The Agentic Regulator: Risks for AI in Finance and a Proposed Agent-based Framework for Governance
Eren Kurshan, Tucker Balch, David Byrd

TL;DR
This paper introduces an agent-based governance framework for AI in finance, addressing risks from emergent behaviors of adaptive models through layered oversight and real-time controls.
Contribution
It proposes a novel modular governance architecture inspired by complex systems theory, enabling adaptive oversight of continuously learning AI models in financial markets.
Findings
Layered controls effectively quarantine harmful behaviors in real time.
The framework closes critical observability gaps in current AI governance.
Case study demonstrates improved risk management in multi-agent trading.
Abstract
Generative and agentic artificial intelligence is entering financial markets faster than existing governance can adapt.
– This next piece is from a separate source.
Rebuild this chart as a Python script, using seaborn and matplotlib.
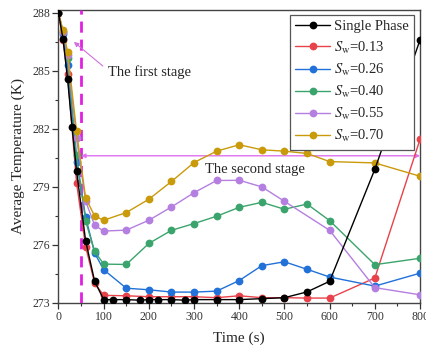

Current model-risk frameworks assume static, well-specified algorithms and one-time validations; large language models and multi-agent trading systems violate those assumptions by learning continuously, exchanging latent signals, and exhibiting emergent behavior. Drawing on complex adaptive systems theory, we model these technologies as decentralized ensembles whose risks propagate along multiple time-scales. We then propose a modular governance architecture. The framework decomposes oversight into four layers of "regulatory blocks": (i) self-regulation modules embedded beside each model, (ii) firm-level governance blocks that aggregate local telemetry and enforce policy, (iii) regulator-hosted agents that monitor sector-wide indicators for collusive or destabilizing…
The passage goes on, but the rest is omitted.